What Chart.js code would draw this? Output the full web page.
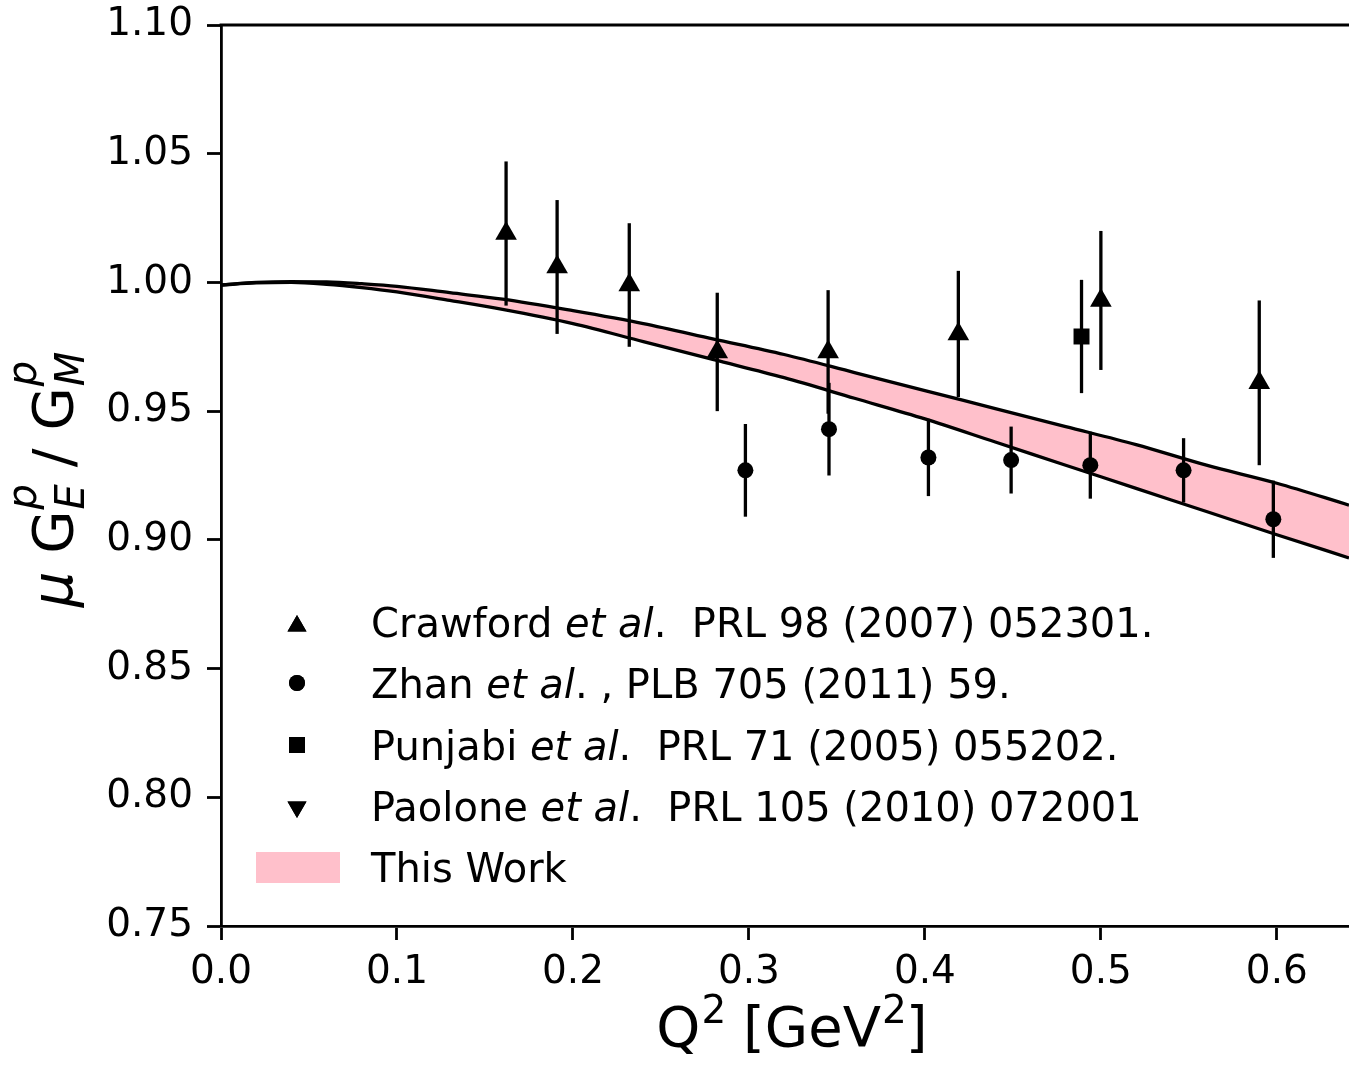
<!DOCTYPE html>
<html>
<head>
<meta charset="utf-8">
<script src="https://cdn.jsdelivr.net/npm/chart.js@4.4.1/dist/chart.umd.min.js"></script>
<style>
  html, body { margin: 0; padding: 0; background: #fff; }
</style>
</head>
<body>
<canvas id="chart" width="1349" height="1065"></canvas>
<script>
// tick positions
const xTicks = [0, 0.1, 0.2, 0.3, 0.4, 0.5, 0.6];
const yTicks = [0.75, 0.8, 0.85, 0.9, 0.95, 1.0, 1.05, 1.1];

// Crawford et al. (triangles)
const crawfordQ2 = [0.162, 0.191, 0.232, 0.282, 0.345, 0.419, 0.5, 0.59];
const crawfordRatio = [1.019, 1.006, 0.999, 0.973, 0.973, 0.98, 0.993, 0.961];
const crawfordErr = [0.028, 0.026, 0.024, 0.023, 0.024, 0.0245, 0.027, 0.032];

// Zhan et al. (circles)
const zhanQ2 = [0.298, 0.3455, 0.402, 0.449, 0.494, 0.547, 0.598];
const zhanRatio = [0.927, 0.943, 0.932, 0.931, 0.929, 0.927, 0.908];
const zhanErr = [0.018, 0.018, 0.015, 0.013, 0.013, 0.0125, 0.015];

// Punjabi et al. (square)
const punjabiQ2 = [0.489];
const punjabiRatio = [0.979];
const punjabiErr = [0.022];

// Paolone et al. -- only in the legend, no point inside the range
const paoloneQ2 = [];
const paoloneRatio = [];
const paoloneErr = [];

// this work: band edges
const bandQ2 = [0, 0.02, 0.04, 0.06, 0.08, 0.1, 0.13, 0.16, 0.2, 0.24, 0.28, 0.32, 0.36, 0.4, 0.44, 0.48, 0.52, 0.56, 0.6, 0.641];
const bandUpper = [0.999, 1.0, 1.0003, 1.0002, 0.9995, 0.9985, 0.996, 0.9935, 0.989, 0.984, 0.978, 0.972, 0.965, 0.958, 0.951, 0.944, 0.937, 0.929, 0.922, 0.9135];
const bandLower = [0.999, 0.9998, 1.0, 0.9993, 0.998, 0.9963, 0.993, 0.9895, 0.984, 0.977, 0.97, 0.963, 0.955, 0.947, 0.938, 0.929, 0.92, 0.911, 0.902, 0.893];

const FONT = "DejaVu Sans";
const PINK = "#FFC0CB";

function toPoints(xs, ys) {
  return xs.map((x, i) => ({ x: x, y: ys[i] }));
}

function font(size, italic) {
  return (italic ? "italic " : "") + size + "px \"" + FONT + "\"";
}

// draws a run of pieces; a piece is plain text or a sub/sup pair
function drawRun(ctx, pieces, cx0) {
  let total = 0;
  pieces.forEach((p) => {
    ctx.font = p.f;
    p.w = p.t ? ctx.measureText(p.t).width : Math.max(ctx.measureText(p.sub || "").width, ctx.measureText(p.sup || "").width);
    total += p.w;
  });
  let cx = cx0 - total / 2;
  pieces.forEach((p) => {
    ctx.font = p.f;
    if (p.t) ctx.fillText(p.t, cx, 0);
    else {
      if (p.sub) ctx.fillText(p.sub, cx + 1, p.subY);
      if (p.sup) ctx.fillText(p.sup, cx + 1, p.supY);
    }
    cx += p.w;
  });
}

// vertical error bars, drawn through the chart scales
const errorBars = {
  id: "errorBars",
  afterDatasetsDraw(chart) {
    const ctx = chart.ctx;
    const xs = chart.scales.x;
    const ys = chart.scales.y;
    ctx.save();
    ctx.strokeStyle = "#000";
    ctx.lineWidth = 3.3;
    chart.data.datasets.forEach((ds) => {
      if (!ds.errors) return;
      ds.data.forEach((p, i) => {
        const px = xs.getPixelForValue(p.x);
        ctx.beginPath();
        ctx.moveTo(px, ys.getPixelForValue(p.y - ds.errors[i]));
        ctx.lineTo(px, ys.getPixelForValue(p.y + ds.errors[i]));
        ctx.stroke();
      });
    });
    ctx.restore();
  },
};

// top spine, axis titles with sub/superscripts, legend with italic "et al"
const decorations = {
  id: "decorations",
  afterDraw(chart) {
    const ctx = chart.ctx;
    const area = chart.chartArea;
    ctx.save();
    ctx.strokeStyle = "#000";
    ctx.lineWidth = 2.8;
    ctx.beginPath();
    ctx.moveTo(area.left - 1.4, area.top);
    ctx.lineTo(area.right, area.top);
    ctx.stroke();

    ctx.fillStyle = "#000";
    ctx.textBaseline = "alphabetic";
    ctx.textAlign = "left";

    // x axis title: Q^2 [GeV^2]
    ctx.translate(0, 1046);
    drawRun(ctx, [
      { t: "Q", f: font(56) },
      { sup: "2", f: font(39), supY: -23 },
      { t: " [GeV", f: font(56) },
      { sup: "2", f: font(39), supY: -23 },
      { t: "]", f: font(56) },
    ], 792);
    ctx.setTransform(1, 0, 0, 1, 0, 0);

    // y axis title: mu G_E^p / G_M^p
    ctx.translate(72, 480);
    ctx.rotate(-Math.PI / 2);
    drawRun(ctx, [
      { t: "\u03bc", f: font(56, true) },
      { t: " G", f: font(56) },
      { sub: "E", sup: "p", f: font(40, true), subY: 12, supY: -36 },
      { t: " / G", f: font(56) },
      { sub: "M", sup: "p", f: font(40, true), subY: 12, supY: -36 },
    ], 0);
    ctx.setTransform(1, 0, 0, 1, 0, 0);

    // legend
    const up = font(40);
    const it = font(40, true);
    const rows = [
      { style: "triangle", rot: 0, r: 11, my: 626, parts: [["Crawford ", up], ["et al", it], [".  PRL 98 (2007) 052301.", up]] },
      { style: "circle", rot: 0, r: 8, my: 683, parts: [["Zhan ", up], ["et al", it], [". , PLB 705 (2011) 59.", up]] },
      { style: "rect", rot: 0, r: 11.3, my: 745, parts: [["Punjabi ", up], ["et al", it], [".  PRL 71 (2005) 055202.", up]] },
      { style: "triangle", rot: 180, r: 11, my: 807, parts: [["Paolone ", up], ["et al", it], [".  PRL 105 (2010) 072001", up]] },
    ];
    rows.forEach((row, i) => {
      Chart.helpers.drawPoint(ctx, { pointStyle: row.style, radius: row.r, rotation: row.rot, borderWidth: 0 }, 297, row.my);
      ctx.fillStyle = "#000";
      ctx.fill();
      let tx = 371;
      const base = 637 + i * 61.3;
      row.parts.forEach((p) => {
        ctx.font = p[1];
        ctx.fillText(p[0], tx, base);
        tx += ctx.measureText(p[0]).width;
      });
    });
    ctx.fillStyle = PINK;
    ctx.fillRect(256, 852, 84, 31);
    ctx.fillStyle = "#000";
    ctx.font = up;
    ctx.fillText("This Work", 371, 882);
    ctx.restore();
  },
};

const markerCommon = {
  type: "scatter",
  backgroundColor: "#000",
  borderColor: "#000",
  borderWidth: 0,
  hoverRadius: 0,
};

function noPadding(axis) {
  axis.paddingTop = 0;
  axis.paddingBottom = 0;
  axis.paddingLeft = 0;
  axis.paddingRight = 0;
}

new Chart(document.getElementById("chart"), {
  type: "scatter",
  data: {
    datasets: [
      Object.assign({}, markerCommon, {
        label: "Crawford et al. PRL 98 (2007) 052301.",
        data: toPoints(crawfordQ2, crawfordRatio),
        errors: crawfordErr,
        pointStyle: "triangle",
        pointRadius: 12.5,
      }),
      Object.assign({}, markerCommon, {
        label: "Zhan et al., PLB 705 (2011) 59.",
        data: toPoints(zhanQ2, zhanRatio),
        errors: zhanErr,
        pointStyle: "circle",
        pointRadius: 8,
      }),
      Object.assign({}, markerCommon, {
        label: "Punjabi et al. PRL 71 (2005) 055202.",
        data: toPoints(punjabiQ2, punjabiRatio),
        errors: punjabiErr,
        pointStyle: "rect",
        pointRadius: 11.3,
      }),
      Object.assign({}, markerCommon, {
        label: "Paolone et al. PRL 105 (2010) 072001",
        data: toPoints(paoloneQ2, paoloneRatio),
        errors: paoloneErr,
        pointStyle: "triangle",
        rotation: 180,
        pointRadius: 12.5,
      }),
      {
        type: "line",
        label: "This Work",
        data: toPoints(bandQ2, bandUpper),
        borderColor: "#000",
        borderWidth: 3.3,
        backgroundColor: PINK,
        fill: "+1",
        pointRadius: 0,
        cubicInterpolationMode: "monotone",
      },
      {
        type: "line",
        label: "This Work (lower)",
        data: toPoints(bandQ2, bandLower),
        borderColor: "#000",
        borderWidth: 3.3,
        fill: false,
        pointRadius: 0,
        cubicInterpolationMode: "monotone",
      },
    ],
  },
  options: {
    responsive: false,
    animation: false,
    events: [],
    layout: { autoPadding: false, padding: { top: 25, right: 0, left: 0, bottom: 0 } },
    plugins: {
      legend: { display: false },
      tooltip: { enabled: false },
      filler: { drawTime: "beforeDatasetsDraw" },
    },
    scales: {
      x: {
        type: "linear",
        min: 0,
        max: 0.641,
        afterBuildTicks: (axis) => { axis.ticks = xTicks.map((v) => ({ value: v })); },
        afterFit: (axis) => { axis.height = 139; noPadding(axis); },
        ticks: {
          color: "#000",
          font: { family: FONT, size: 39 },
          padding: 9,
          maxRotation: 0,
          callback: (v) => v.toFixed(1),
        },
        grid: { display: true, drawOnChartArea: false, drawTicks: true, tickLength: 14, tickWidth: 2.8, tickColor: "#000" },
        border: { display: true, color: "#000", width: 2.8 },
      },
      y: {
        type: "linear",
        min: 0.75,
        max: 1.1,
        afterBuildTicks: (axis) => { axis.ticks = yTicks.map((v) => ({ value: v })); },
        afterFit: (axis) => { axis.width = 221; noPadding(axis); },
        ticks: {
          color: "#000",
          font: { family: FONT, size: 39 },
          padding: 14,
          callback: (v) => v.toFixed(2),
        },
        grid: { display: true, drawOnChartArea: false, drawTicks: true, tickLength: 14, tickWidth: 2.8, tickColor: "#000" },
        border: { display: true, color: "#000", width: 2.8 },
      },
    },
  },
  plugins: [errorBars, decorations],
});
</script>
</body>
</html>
================================
* WHAT TO DO *
Repeat the lines of the listing above verbatim, beginning at its first line and ending at the line containing "const yTicks = [0.75, 0.8, 0.85, 0.9, 0.95, 1.0, 1.05, 1.1];", which is included. Omit pictures.

* SOLUTION TO THIS TASK *
What Chart.js code would draw this? Output the full web page.
<!DOCTYPE html>
<html>
<head>
<meta charset="utf-8">
<script src="https://cdn.jsdelivr.net/npm/chart.js@4.4.1/dist/chart.umd.min.js"></script>
<style>
  html, body { margin: 0; padding: 0; background: #fff; }
</style>
</head>
<body>
<canvas id="chart" width="1349" height="1065"></canvas>
<script>
// tick positions
const xTicks = [0, 0.1, 0.2, 0.3, 0.4, 0.5, 0.6];
const yTicks = [0.75, 0.8, 0.85, 0.9, 0.95, 1.0, 1.05, 1.1];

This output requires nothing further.